Negli incontri che si svolgono ogni estate a Cortina per pochi intimi, ma cassa di risonanza mediatica per l’intellighenzia e la stampa di regime, lo scorso 7 agosto Paolo Mieli, a proposito del deficit pubblico italiano e di come risanarlo, scimmiottando la Bce e lanciando un assist a Tremonti, ha rilasciato le seguenti dichiarazioni: “Vendere tutto, tranne le Tofane e il Colosseo e per la Grecia il Partenone. Avremo i vantaggi di incassare il ricavato di questa vendita ed eliminare la burocrazia”. “Sì all’intervento dei privati –prosegue il nostro – basta che sia tutto sottoposto a leggi severe. Se vendiamo una spiaggia, delle caserme, delle ex-regge, tutto quello che abbiamo da vendere, sia venduto: i privati hanno dato prova di buona gestione. Non c’è un solo caso di privato che abbia comprato un bene pubblico e lo abbia rovinato”.  Mieli propone la privatizzazione “assoluta”, in linea con uno dei punti che le parti sociali hanno discusso nell’incontro del 4 agosto e che ha visto l’opposizione, per ora, di parte dei sindacati. Il fatto stupefacente è che tali dichiarazioni, che amplificano la strategia governativa per accontentare la speculazione finanziaria, vengano fatte pochi mesi dopo i referendum sull’acqua, che hanno sancito un indirizzo di voto del tutto opposto. Ovviamente, nessuno si è peritato a far osservare la contraddizione.
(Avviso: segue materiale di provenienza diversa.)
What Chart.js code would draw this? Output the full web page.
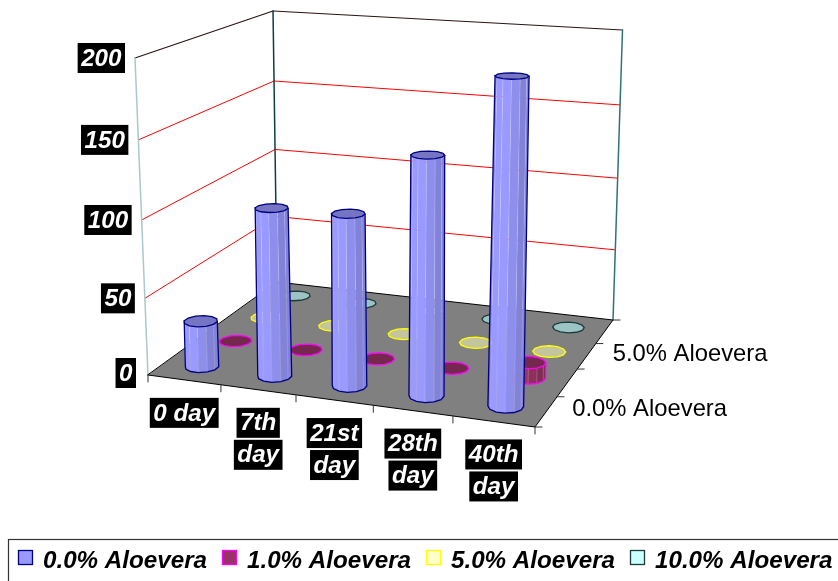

Nella lettera “segreta” recapitata da Trichet e Draghi a Berlusconi, all’interno del programma di governo che la Bce detta all’Italia e che Monti vorrebbe attuare con governo tecnocratico europeo sovranazionale,   si fa riferimento anche al mercato del lavoro, un settore storicamente rimasto fuori dalle competenze europee. Ma stavolta Trichet ci entra e lo fa nei dettagli: meno rigidità nelle norme sui licenziamenti dei contratti a tempo indeterminato, interventi sul pubblico impiego, superamento del modello attuale imperniato sull’estrema flessibilità dei giovani e precari e sulla totale protezione degli altri, una contrattazione aziendale che incentivi la produttività. Nulla di nuovo, si dirà. Sono anni, che grazie anche al supporto di parte dell’opposizione, si sostiene la favola del mercato duale: da un lato i super garantiti (cioè coloro con un contratto stabile di lavoro) e dall’altro, i meno garantiti (cioè i precari e le precarie). Nella realtà dei fatti – e il caso Fiat dovrebbe insegnarci qualcosa – tutto il mondo del lavoro si è precarizzato, senza alcuna distinzione, al punto che la condizione precaria è diventata strutturale e generalizzata, senza eccezione per alcuno (dai migranti, ai cognitari, agli operai, agli impiegati). Sulla base di tali premesse, si vorrebbe sostituire lo Statuto dei Lavoratori con lo Statuto dei Lavori. La Cgil non ci sta:  “al centro dell’ipotesi di ‘Statuto dei lavori’ del ministro Sacconi vi sono due concetti: derogabilità (al contratto collettivo, ndr.) e riduzione dei diritti (soprattutto per quanto riguarda il licenziamento per giusta causa, ndr.)”. Giusto. Ma allora perché si è firmato l’accordo del 28 giugno scorso, che introduce proprio la possibilità di deroghe al contratto nazionale? Una volta fatta una crepa nella diga, le probabilità che essa crolli, come già sappiamo, sono elevatissime.